Le répertoire des fkiret est majoritairement constitué de chants de louanges (les madh), dont le prophète Mohamed et les marabouts sont les sujets dominants. Les benoutet, elles, abordent aussi bien des répertoires sacrés que profanes. Le seul instrument mélodique utilisé est le violon. La chef d’orchestre (raïssa), personnage clef du nawb, chante le texte principal. Les accompagnatrices lui répondent en chantant les refrains et les parties complémentaires du texte. Le rôle de la raïssa ne s’arrête pas là : elle doit ordonnancer les pièces du nawb de manière à amener progressivement les danseuses à atteindre l’extase, soit la transe, but ultime du nawb.

Le hasard de l’histoire a fait qu’aujourd’hui, l’héritier le plus averti de cette grande tradition musicale soit un homme.

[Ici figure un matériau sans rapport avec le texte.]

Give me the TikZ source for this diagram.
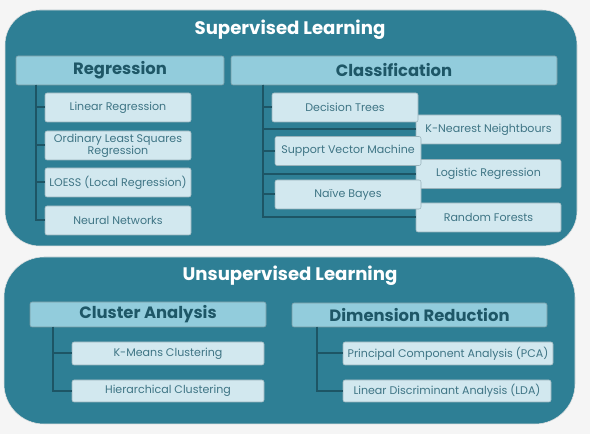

Enfin presque. Personnage androgyne, Mellouka Rjem se définit lui-même comme un être asexué : « Je ne suis ni homme, ni femme, ou bien peut-être les deux à la fois ». Dès l’âge de neuf ans, il est adopté par la grande raïssa La Fatma bent Kara Baghli du groupe el Kahla, issue d’une famille de musiciens depuis des générations. Mellouka s’est formé en son sein. Il a également fréquenté les benoutet de Zhor El Fergani, la dernière grande cantatrice du style, et maîtrise donc les deux grands axes de cette fabuleuse musique.

Mellouka nous propose à l’IMA un spectacle sous forme de nawb dans les deux aspects du chant féminin constantinois, fkiret et benoutet. L’occasion de découvrir la puissance du verbe et de la poésie du medih, ainsi que la magie des rythmes et des mélodies qui transcende le réel et met les danseuses dans un état d’hypnose totale.